Ho perfezionato il database delle ricerche di mercato facendolo diventare un vero e proprio portale nella intranet aziendale, in cui sono riuscito via via a catalogare e rendere disponibile in maniera semplice e immediata, tutta la conoscenza derivante dalle ricerche negli ultimi 10 anni in azienda. Ho digitalizzato tutti i documenti e dotato il sistema di un motore di ricerca che leggeva le parole chiave contenute, facilitando così la ricerca dei documenti. Era il 1997, non erano strumenti così scontati: lo stesso Google sarebbe nato l’anno successivo. 

Il concetto di knowledge management, di gestione e condivisione della conoscenza è stato alla base di un altro progetto che ha riguardato la competitive intelligence, la raccolta sistematica, strutturata e olistica delle informazioni sui concorrenti.
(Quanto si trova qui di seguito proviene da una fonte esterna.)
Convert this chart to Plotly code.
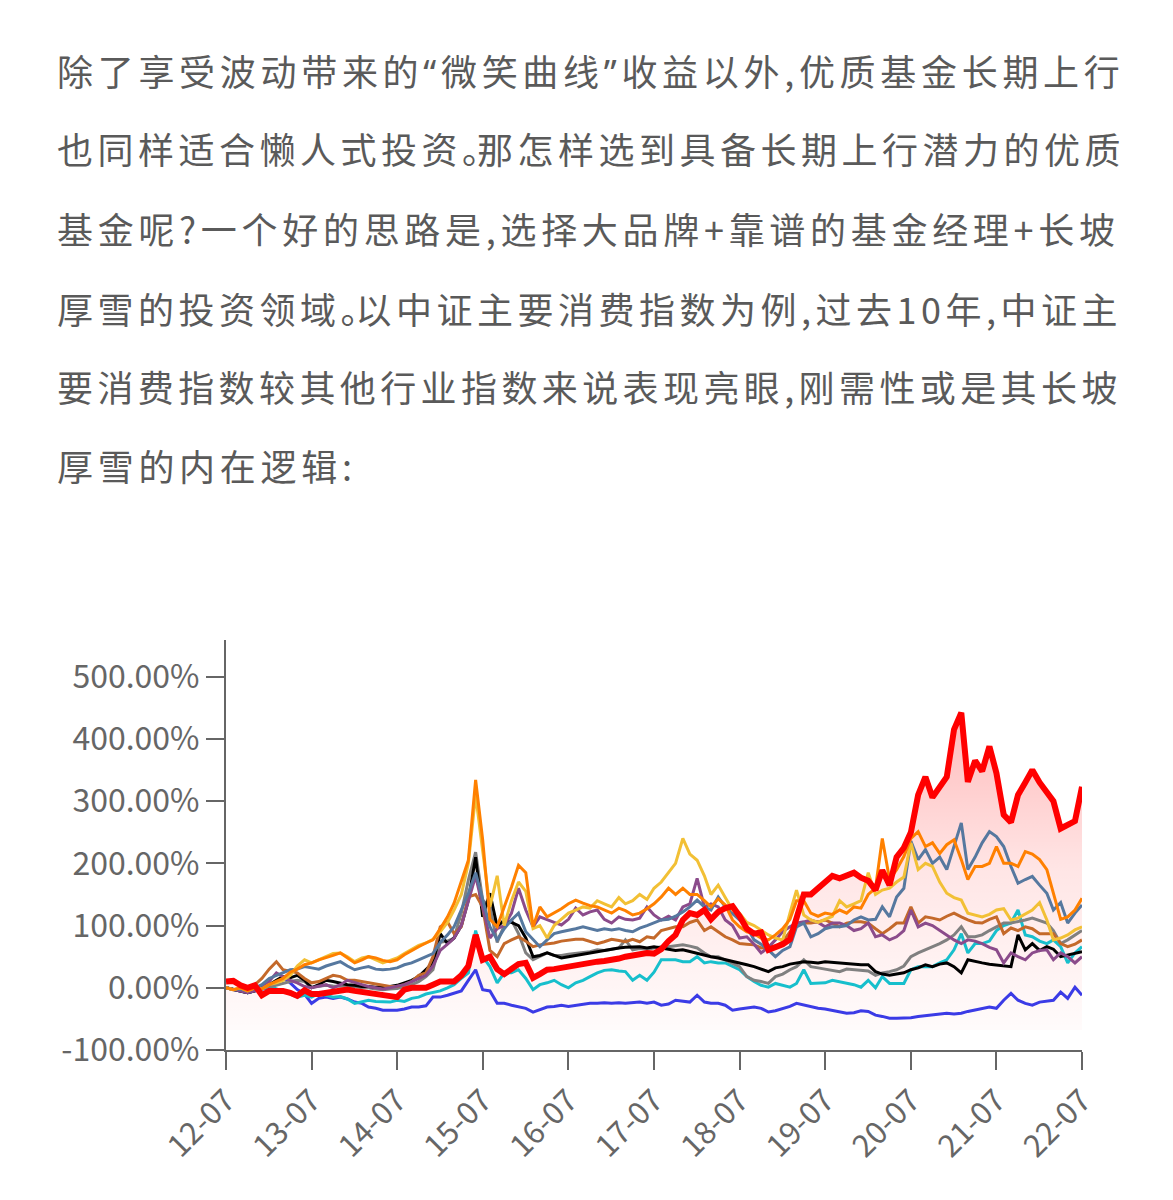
import pandas as pd
import plotly.graph_objects as go

# page body has an 8px margin; work in reference pixels and subtract it
OFF = 8
W, H = 1173 - 2 * OFF, 1200 - 2 * OFF
PX_L, PX_R, PX_T, PX_B = 226, 1082, 640, 1050
L = PX_L - OFF
R = W - (PX_R - OFF)
T = PX_T - OFF
B = H - (PX_B - OFF)

dates = pd.date_range("2012-07-01", "2022-07-01", freq="MS")

red = [10, 11, 4, 0, 4, -12, -5, -4, -5, -8, -13, -4, -10, -10, -8, -5, -3, -3, -5, -7,
       -8, -9, -11, -13, -15, -3, 0, 0, 0, 5, 10, 10, 10, 20, 35, 85, 45, 50, 30, 22,
       30, 38, 40, 16, 22, 29, 30, 32, 34, 36, 40, 42, 42, 43, 44, 47, 50, 52, 55, 56,
       55, 62, 75, 85, 109, 120, 117, 125, 110, 122, 128, 131, 115, 95, 87, 89, 61, 66, 70, 78,
       109, 150, 150, 160, 170, 180, 176, 180, 185, 177, 172, 157, 189, 165, 210, 225, 250, 310, 339, 306,
       322, 339, 415, 442, 331, 365, 348, 388, 345, 278, 266, 310, 330, 350, 330, 312, 300, 256, 262, 268,
       323]

orange = [0, -3, 0, -5, 0, -2, 5, 10, 15, 25, 30, 37, 40, 45, 48, 52, 56, 48, 40, 45,
          50, 48, 44, 42, 45, 53, 60, 66, 72, 77, 95, 114, 136, 170, 205, 334, 238, 110, 98, 130,
          162, 197, 185, 98, 130, 114, 120, 127, 135, 141, 136, 132, 130, 125, 120, 128, 124, 117, 120, 127,
          135, 146, 160, 150, 160, 150, 150, 140, 130, 143, 133, 109, 98, 90, 87, 80, 77, 85, 95, 110,
          140, 140, 120, 115, 120, 118, 125, 120, 130, 128, 150, 160, 240, 174, 190, 211, 240, 251, 227, 233,
          216, 230, 238, 206, 174, 195, 195, 200, 227, 200, 200, 195, 219, 215, 206, 190, 150, 110, 114, 125,
          144]

yellow = [0, -3, 0, -5, 0, -2, 5, 8, 12, 20, 35, 45, 40, 45, 50, 55, 56, 50, 42, 48,
          50, 45, 40, 44, 48, 55, 62, 68, 72, 78, 90, 105, 125, 150, 200, 310, 220, 130, 180, 100,
          140, 170, 155, 95, 100, 80, 100, 110, 120, 125, 130, 128, 140, 135, 130, 145, 135, 140, 150, 142,
          160, 170, 185, 200, 240, 215, 205, 180, 150, 165, 145, 125, 120, 105, 100, 93, 85, 80, 77, 120,
          157, 117, 109, 105, 110, 115, 140, 130, 135, 140, 185, 150, 157, 160, 170, 178, 233, 190, 200, 195,
          170, 152, 145, 141, 120, 117, 114, 118, 125, 127, 109, 112, 118, 125, 137, 109, 77, 80, 85, 93,
          98]

steel = [0, -3, -2, -5, 0, 5, 15, 20, 25, 29, 30, 34, 32, 30, 35, 38, 42, 35, 29, 32,
         34, 30, 29, 30, 32, 37, 40, 45, 50, 55, 73, 85, 98, 125, 152, 185, 141, 98, 77, 95,
         109, 120, 90, 77, 66, 77, 87, 90, 92, 95, 98, 95, 92, 95, 93, 95, 92, 90, 96, 100,
         105, 109, 110, 115, 122, 130, 141, 130, 125, 146, 130, 120, 109, 98, 77, 70, 61, 50, 60, 66,
         98, 104, 82, 87, 95, 98, 98, 100, 109, 114, 109, 110, 130, 114, 146, 160, 236, 206, 222, 200,
         210, 190, 227, 265, 190, 210, 233, 251, 243, 227, 195, 168, 174, 179, 165, 152, 125, 137, 104, 120,
         133]

purple = [0, -3, -5, -8, -5, 0, 10, 24, 18, 12, 8, 2, 0, 2, 5, 0, 5, 12, 8, 5,
          2, 0, -2, 0, 2, 5, 10, 15, 20, 35, 60, 70, 80, 100, 141, 180, 130, 80, 95, 100,
          120, 160, 125, 98, 114, 109, 105, 101, 110, 128, 117, 122, 125, 110, 104, 114, 110, 109, 112, 130,
          117, 109, 115, 109, 130, 135, 176, 130, 135, 130, 109, 100, 80, 82, 70, 56, 65, 77, 90, 98,
          104, 106, 109, 105, 98, 104, 104, 100, 92, 95, 104, 82, 85, 77, 82, 92, 125, 98, 104, 100,
          92, 85, 77, 71, 77, 75, 71, 65, 61, 40, 56, 50, 45, 56, 60, 61, 45, 56, 50, 40,
          50]

copper = [0, -3, -2, -5, 5, 15, 30, 42, 29, 26, 24, 15, 8, 10, 15, 20, 18, 12, 12, 10,
          8, 5, 4, 2, 2, 5, 10, 20, 24, 50, 98, 106, 87, 98, 146, 150, 130, 60, 50, 71,
          77, 82, 75, 66, 69, 70, 72, 75, 77, 78, 78, 75, 71, 74, 78, 76, 74, 78, 74, 82,
          80, 92, 95, 98, 98, 105, 109, 92, 98, 90, 82, 77, 71, 70, 69, 64, 65, 66, 74, 90,
          104, 104, 104, 106, 109, 104, 98, 104, 106, 106, 104, 95, 87, 95, 104, 104, 130, 104, 114, 112,
          109, 115, 120, 114, 109, 105, 104, 110, 114, 87, 96, 92, 98, 95, 87, 87, 87, 71, 66, 70,
          77]

black = [0, -3, -5, -8, -5, 0, 5, 12, 18, 16, 20, 12, 0, 5, 12, 10, 7, 5, 4, 2,
         2, 1, 2, 2, 4, 8, 12, 18, 29, 40, 87, 71, 80, 100, 141, 210, 114, 152, 98, 109,
         105, 100, 80, 50, 52, 56, 52, 48, 50, 52, 55, 56, 58, 61, 62, 64, 65, 66, 66, 64,
         66, 64, 62, 60, 61, 58, 56, 53, 50, 48, 45, 42, 40, 37, 34, 30, 26, 32, 34, 38,
         40, 42, 41, 40, 42, 41, 40, 39, 37, 37, 37, 26, 22, 20, 22, 24, 29, 32, 37, 34,
         38, 40, 34, 24, 45, 42, 40, 38, 37, 35, 34, 85, 61, 71, 60, 66, 62, 50, 53, 56,
         58]

gray = [0, -3, -5, -8, -5, -2, 2, 5, 7, 10, 12, 10, 1, 3, 4, 3, 3, 2, 2, 0,
        0, -2, -3, -2, -1, 2, 5, 10, 18, 29, 73, 75, 80, 120, 173, 218, 141, 130, 73, 100,
        109, 87, 56, 45, 50, 56, 52, 52, 54, 55, 56, 58, 61, 60, 62, 64, 77, 61, 63, 62,
        64, 66, 66, 67, 69, 67, 64, 56, 50, 50, 45, 40, 34, 18, 12, 10, 7, 18, 22, 29,
        34, 45, 34, 32, 30, 29, 26, 30, 29, 28, 27, 20, 24, 26, 29, 35, 50, 56, 61, 66,
        71, 77, 85, 98, 82, 82, 85, 92, 98, 104, 104, 106, 109, 112, 108, 104, 92, 71, 77, 85,
        92]

cyan = [0, -3, -5, -8, -5, 0, 5, -2, -5, -10, -15, -12, -15, -9, -12, -15, -14, -18, -25, -22,
        -20, -22, -22, -23, -20, -22, -17, -15, -10, -8, -5, 0, 5, 15, 24, 92, 50, 34, 8, 24,
        24, 29, 15, -3, 5, 8, 12, 5, 0, 8, 12, 18, 24, 28, 29, 27, 26, 12, 20, 12,
        25, 45, 45, 45, 42, 42, 50, 40, 42, 40, 40, 35, 29, 18, 10, 4, 1, 7, 4, 1,
        7, 29, 7, 7, 8, 12, 10, 7, 5, 1, 12, 0, 18, 7, 7, 7, 29, 34, 34, 34,
        40, 45, 61, 87, 56, 71, 71, 75, 92, 100, 104, 125, 85, 82, 75, 71, 77, 66, 40, 56,
        66]

blue = [0, -3, -5, -8, -5, -3, 0, 10, 16, 8, -3, -10, -25, -17, -15, -17, -15, -18, -23, -25,
        -31, -33, -36, -36, -36, -34, -31, -31, -29, -15, -15, -12, -9, -5, 12, 29, -3, -5, -25, -25,
        -28, -30, -33, -39, -35, -31, -30, -28, -30, -28, -27, -25, -25, -24, -25, -24, -25, -24, -23, -25,
        -23, -28, -26, -20, -22, -23, -12, -23, -25, -25, -28, -36, -34, -33, -31, -33, -39, -37, -33, -30,
        -25, -28, -31, -33, -34, -36, -38, -41, -40, -37, -38, -44, -46, -49, -49, -49, -48, -46, -45, -44,
        -43, -41, -42, -41, -38, -36, -33, -31, -33, -20, -9, -20, -25, -28, -23, -22, -20, -7, -17, 1,
        -12]

fill_floor = -68

tick_dates = pd.date_range("2012-07-01", "2022-07-01", freq="12MS")
tick_text = [d.strftime("%y-%m") for d in tick_dates]
y_ticks = [-100, 0, 100, 200, 300, 400, 500]
y_text = [f"{v:.2f}%" for v in y_ticks]

LQ = '<span style="font-family:Noto Sans">“</span>'
RQ = '<span style="font-family:Noto Sans">”</span>'
DOT = '<span style="letter-spacing:-21px">。</span>'
paragraph = [
    "除了享受波动带来的" + LQ + "微笑曲线" + RQ + "收益以外,优质基金长期上行",
    "也同样适合懒人式投资" + DOT + "那怎样选到具备长期上行潜力的优质",
    "基金呢?一个好的思路是,选择大品牌+靠谱的基金经理+长坡",
    "厚雪的投资领域" + DOT + "以中证主要消费指数为例,过去10年,中证主",
    "要消费指数较其他行业指数来说表现亮眼,刚需性或是其长坡",
    "厚雪的内在逻辑:",
]
para_y = [70, 148, 228, 308, 386, 465]
para_spacing = [4.7, 4.5, 4.7, 4.5, 4.4, 4.7]

fig = go.Figure()

# gradient area under the main (red) series
fig.add_trace(go.Scatter(x=dates, y=[fill_floor] * len(dates), mode="lines",
                         line=dict(width=0), hoverinfo="skip", showlegend=False))
fig.add_trace(go.Scatter(x=dates, y=red, mode="lines", line=dict(width=0),
                         fill="tonexty",
                         fillgradient=dict(type="vertical",
                                           colorscale=[[0, "rgba(255,0,0,0.015)"],
                                                       [0.5, "rgba(255,0,0,0.10)"],
                                                       [1, "rgba(255,0,0,0.27)"]]),
                         hoverinfo="skip", showlegend=False))

series = [
    (blue, "#3b3be6"),
    (cyan, "#17bfcc"),
    (gray, "#808080"),
    (black, "#000000"),
    (copper, "#c4692a"),
    (purple, "#8b4b8b"),
    (steel, "#56789f"),
    (yellow, "#f2c035"),
    (orange, "#ff8000"),
]
for ys, col in series:
    fig.add_trace(go.Scatter(x=dates, y=ys, mode="lines",
                             line=dict(color=col, width=3), showlegend=False))
fig.add_trace(go.Scatter(x=dates, y=red, mode="lines",
                         line=dict(color="#ff0000", width=6), showlegend=False))

pw = W - L - R
ph = H - T - B
for txt, py, sp in zip(paragraph, para_y, para_spacing):
    fig.add_annotation(x=(55 - OFF - L) / pw, y=(H - B - (py - OFF)) / ph,
                       xref="paper", yref="paper",
                       xanchor="left", yanchor="middle", showarrow=False,
                       text=f'<span style="letter-spacing:{sp}px">{txt}</span>',
                       font=dict(size=36, color="#5a5a5a", family="Noto Sans CJK SC"))

fig.update_layout(
    width=W, height=H,
    margin=dict(l=L, r=R, t=T, b=B),
    paper_bgcolor="white", plot_bgcolor="white",
    font=dict(family="Noto Sans CJK SC", color="#666666"),
    xaxis=dict(range=["2012-07-01", "2022-07-01"], tickmode="array",
               tickvals=tick_dates, ticktext=tick_text, tickangle=-45,
               ticks="outside", ticklen=18, tickwidth=1.5, tickcolor="#666",
               showline=True, linecolor="#666", linewidth=2,
               showgrid=False, zeroline=False,
               tickfont=dict(size=31, color="#666")),
    yaxis=dict(range=[-100, 559], tickmode="array", tickvals=y_ticks, ticktext=y_text,
               ticks="outside", ticklen=18, tickwidth=1.5, tickcolor="#666",
               showline=True, linecolor="#666", linewidth=2,
               showgrid=False, zeroline=False,
               tickfont=dict(size=32, color="#666")),
)

fig.write_html("out.html")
In questo caso i tempi erano maturi per creare un vero e proprio sito internet con tutte le sue funzionalità, accessibile dall’esterno in modalità sicura. La particolarità del progetto è stata quella di unire in un unico contenitore le informazioni reperibili da una attività desk a quelle raccolte di prima mano da alcuni degli agenti di vendita selezionati in base alla zona di lavoro e adeguatamente formati (nel training ho coinvolto anche un ex agente dei ROS). Il progetto ha vinto l’Oscar dell’Innovazione 2001, il riconoscimento che premiava l’innovazione più rilevante introdotta in azienda.
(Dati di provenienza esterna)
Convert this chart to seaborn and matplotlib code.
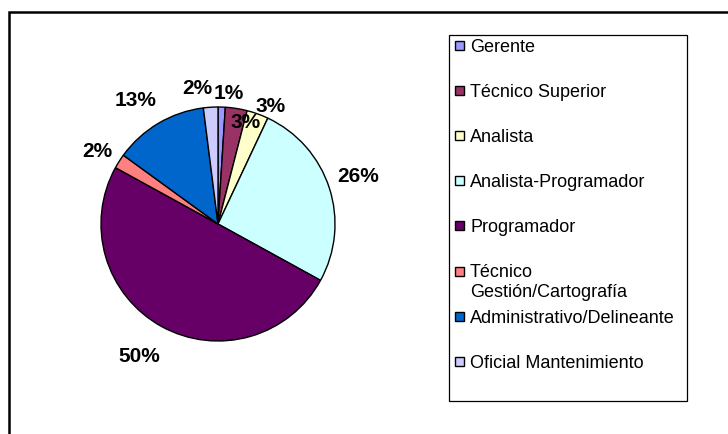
import matplotlib
matplotlib.use("Agg")
import numpy as np
import matplotlib.pyplot as plt
from matplotlib.patches import Rectangle
import seaborn as sns

# data
categories = [
    "Gerente",
    "Técnico Superior",
    "Analista",
    "Analista-Programador",
    "Programador",
    "Técnico\nGestión/Cartografía",
    "Administrativo/Delineante",
    "Oficial Mantenimiento",
]
shares = [1, 3, 3, 26, 50, 2, 13, 2]
colors = ["#9999FF", "#993366", "#FFFFCC", "#CCFFFF",
          "#660066", "#FF8080", "#0066CC", "#CCCCFF"]

# label placement (radius multiples and angle nudges, Excel-like)
label_dist = [1.13, 0.91, 1.11, 1.27, 1.31, 1.21, 1.28, 1.18]
label_nudge = [-3, -6, -4, 1, -2, 1, 3, 5]

sns.set_theme(style="white")
plt.rcParams["font.family"] = ["Liberation Sans", "DejaVu Sans"]

W, H = 728, 435
fig = plt.figure(figsize=(W / 100, H / 100), dpi=100)

# pie axes: center (218, 225) px, radius 117 px
cx, cy, r = 218, 225, 117
lim = 1.05
ax = fig.add_axes([(cx - r * lim) / W, (H - cy - r * lim) / H,
                   2 * r * lim / W, 2 * r * lim / H])
wedges, _ = ax.pie(shares, colors=colors, startangle=90, counterclock=False,
                   wedgeprops=dict(edgecolor="black", linewidth=1.0))
ax.set_xlim(-lim, lim)
ax.set_ylim(-lim, lim)
ax.set_aspect("equal")
ax.axis("off")

for w, v, d, n in zip(wedges, shares, label_dist, label_nudge):
    ang = np.deg2rad((w.theta1 + w.theta2) / 2 + n)
    ax.text(d * np.cos(ang), d * np.sin(ang), f"{v}%", ha="center",
            va="center", fontsize=15, fontweight="bold", color="black")

# outer chart border (only top/left visible)
fig.add_artist(Rectangle((8.5 / W, -0.1), 1.2, 1.1 - 13 / H, transform=fig.transFigure,
                         fill=False, edgecolor="black", linewidth=1.8))

# legend box
lx0, ly0, lx1, ly1 = 449, 36, 687, 402
fig.add_artist(Rectangle((lx0 / W, 1 - ly1 / H), (lx1 - lx0) / W, (ly1 - ly0) / H,
                         transform=fig.transFigure, fill=False,
                         edgecolor="black", linewidth=0.9))

# legend entries in equal slots, like Excel
slot0, pitch, box = 46, 45.2, 9
for i, (lab, col) in enumerate(zip(categories, colors)):
    yc = slot0 + pitch * i
    fig.add_artist(Rectangle((455 / W, 1 - (yc + box / 2) / H), box / W, box / H,
                             transform=fig.transFigure, facecolor=col,
                             edgecolor="black", linewidth=1.0))
    fig.text(470 / W, 1 - (yc - 7.5) / H, lab, ha="left", va="top",
             fontsize=13, color="black", linespacing=1.2)

fig.savefig("out.png", dpi=100, facecolor="white")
Un altro lavoro di cui sono particolarmente orgoglioso è stato quello del Panel Clienti. Il progetto prevedeva la raccolta, l’elaborazione e il confronto dei principali dati economici dei punti vendita aderenti all’iniziativa. L’operazione era una perfetta win-win. Il vantaggio per il cliente era quello di poter confrontare i propri indicatori con gli altri colleghi e capire dove migliorare. Il vantaggio per l’azienda era quello di ottenere dati aggiornati e realistici sull’andamento del mercato. Innovativa è stata anche la modalità di delivery delle informazioni al cliente nel rispetto della privacy e della riservatezza dei dati.
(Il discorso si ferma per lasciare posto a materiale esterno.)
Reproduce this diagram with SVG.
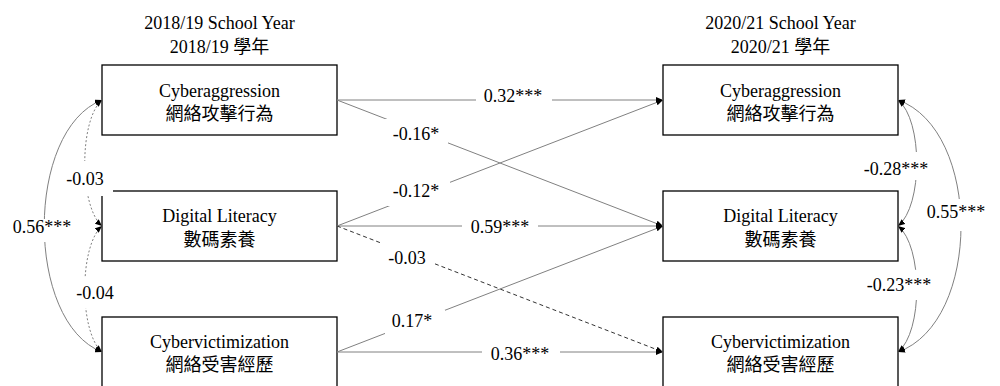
<svg xmlns="http://www.w3.org/2000/svg" width="1000" height="386" viewBox="0 0 1000 386">
<style>
.box{fill:#fff;stroke:#000;stroke-width:1.3}
.t{font-family:"Liberation Serif","Noto Sans CJK TC",serif;font-size:18px;fill:#000;text-anchor:middle}
.ln{fill:none;stroke:#808080;stroke-width:1}
.dash{stroke:#333;stroke-dasharray:4 3}
.dot{stroke-dasharray:2 2}
.bg{fill:#fff}
</style>
<defs>
<marker id="ah" viewBox="0 0 7 6" refX="7" refY="3" markerWidth="7" markerHeight="6" markerUnits="userSpaceOnUse" orient="auto-start-reverse">
<path d="M0,0 L7,3 L0,6 z" fill="#000"/>
</marker>
</defs>
<rect width="1000" height="386" fill="#fff"/>
<g id="headers">
<text class="t" x="219.5" y="29">2018/19 School Year</text>
<text class="t" x="219.5" y="53">2018/19 學年</text>
<text class="t" x="780.5" y="29">2020/21 School Year</text>
<text class="t" x="780.5" y="53">2020/21 學年</text>
</g>
<g id="ca1"><rect class="box" x="102" y="65" width="235" height="70"/><text class="t" x="219.5" y="97">Cyberaggression</text><text class="t" x="219.5" y="120">網絡攻擊行為</text></g>
<g id="dl1"><rect class="box" x="102" y="191" width="235" height="70"/><text class="t" x="219.5" y="222">Digital Literacy</text><text class="t" x="219.5" y="245.5">數碼素養</text></g>
<g id="cv1"><rect class="box" x="102" y="317" width="235" height="70"/><text class="t" x="219.5" y="348">Cybervictimization</text><text class="t" x="219.5" y="371">網絡受害經歷</text></g>
<g id="ca2"><rect class="box" x="663" y="65" width="235" height="70"/><text class="t" x="780.5" y="97">Cyberaggression</text><text class="t" x="780.5" y="120">網絡攻擊行為</text></g>
<g id="dl2"><rect class="box" x="663" y="191" width="235" height="70"/><text class="t" x="780.5" y="222">Digital Literacy</text><text class="t" x="780.5" y="245.5">數碼素養</text></g>
<g id="cv2"><rect class="box" x="663" y="317" width="235" height="70"/><text class="t" x="780.5" y="348">Cybervictimization</text><text class="t" x="780.5" y="371">網絡受害經歷</text></g>
<g id="connectors">
<path class="ln" d="M337,100 L663,100" marker-end="url(#ah)"/>
<path class="ln" d="M337,100 L663,226" marker-end="url(#ah)"/>
<path class="ln" d="M337,226 L663,100" marker-end="url(#ah)"/>
<path class="ln" d="M337,226 L663,226" marker-end="url(#ah)"/>
<path class="ln dash" d="M337,226 L663,352" marker-end="url(#ah)"/>
<path class="ln" d="M337,352 L663,226" marker-end="url(#ah)"/>
<path class="ln" d="M337,352 L663,352" marker-end="url(#ah)"/>
<path class="ln" d="M102,100 C25,130 25,322 102,352" marker-start="url(#ah)" marker-end="url(#ah)"/>
<path class="ln dot" d="M102,100 C79,120 79,206 102,226" marker-start="url(#ah)" marker-end="url(#ah)"/>
<path class="ln dot" d="M102,226 C79,246 79,332 102,352" marker-start="url(#ah)" marker-end="url(#ah)"/>
<path class="ln" d="M898,100 C923,120 923,206 898,226" marker-start="url(#ah)" marker-end="url(#ah)"/>
<path class="ln" d="M898,100 C982,130 982,322 898,352" marker-start="url(#ah)" marker-end="url(#ah)"/>
<path class="ln" d="M898,226 C923,246 923,332 898,352" marker-start="url(#ah)" marker-end="url(#ah)"/>
<rect class="bg" x="476" y="88" width="76" height="24"/><text class="t" x="513" y="102">0.32***</text>
<rect class="bg" x="385" y="119" width="63" height="26"/><text class="t" x="416" y="140">-0.16*</text>
<rect class="bg" x="388" y="181" width="62" height="25"/><text class="t" x="416" y="197">-0.12*</text>
<rect class="bg" x="462" y="214" width="76" height="24"/><text class="t" x="500" y="233">0.59***</text>
<rect class="bg" x="379" y="243" width="56" height="26"/><text class="t" x="407" y="264">-0.03</text>
<rect class="bg" x="385" y="310" width="60" height="24"/><text class="t" x="412" y="327">0.17*</text>
<rect class="bg" x="482" y="340" width="78" height="24"/><text class="t" x="520" y="360">0.36***</text>
<rect class="bg" x="8" y="219" width="68" height="23"/><text class="t" x="42" y="233">0.56***</text>
<rect class="bg" x="64" y="161" width="49" height="35"/><text class="t" x="85" y="185">-0.03</text>
<rect class="bg" x="74" y="277" width="42" height="31"/><text class="t" x="95" y="299">-0.04</text>
<rect class="bg" x="861" y="152" width="71" height="28"/><text class="t" x="896" y="175">-0.28***</text>
<rect class="bg" x="925" y="199" width="64" height="32"/><text class="t" x="956" y="218">0.55***</text>
<rect class="bg" x="864" y="270" width="70" height="30"/><text class="t" x="899" y="291">-0.23***</text>
</g>
</svg>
Ma i due progetti che in assoluto mi hanno più coinvolto sul lato professionale e personale sono stati in due ambiti lontani dal terreno della raccolta e condivisione dei dati, che hanno messo in moto altre abilità che restavano un pò sottotraccia. Il primo, chiamato “Osservatorio della Realtà” era un progetto nell’ambito della formazione manageriale: è stato il più longevo progetto aziendale e l’ho gestito dalla sua nascita nel 1999 fino alla sua chiusura nel 2006. Era articolato in eventi, giornate in house e attività di cool hunting per approfondire i trend e le loro possibili influenze sulle strategie aziendali. Mi occupavo sia della parte organizzativa che della realizzazione stessa delle presentazioni. In sette anni ho realizzato oltre 40 eventi formativi coinvolgendo anche relatori molto autorevoli nelle rispettive discipline. L’altro progetto, WOW, si sviluppava nell’ambito dell’innovazione pura. Ne parlo in un articolo apposito.Marchio lekkerland

Poi cosa è successo? Nel 2003 Wella è stata acquistata da P&G e come quasi sempre avviene in questi casi, quelle che sono le peculiarità di una organizzazione devono confrontarsi con le necessità di ottimizzazione del nuovo proprietario. Il processo di integrazione tra le due multinazionali, profondamente diverse per cultura, tipo di clienti e modalità di approccio al mercato, non è stato facile. Lo stesso AG Lafley, ex ceo di P&G,  ha ammesso che non tutto è andato per il verso giusto e io ho espresso la mia opinione in un articolo dedicato.  
 
L’esperienza che ho fatto in P&G è stata comunque formativa. Tra le tante cose ne ho imparata una fondamentale che è la determinazione nel portare avanti i progetti. Sono rimasto affascinato dall’atteggiamento di alcuni dei miei colleghi nell’andare avanti nonostante mille difficoltà, puntare all’obiettivo e non fermarsi mai fino al suo raggiungimento.
Da allora questa determinazione l’ho fatta mia. 
Verso la fine del 2010 ho lasciato Wella/P&G per approdare in una realtà totalmente diversa.
Una nuova distanza da colmare, una nuova opportunità per imparare.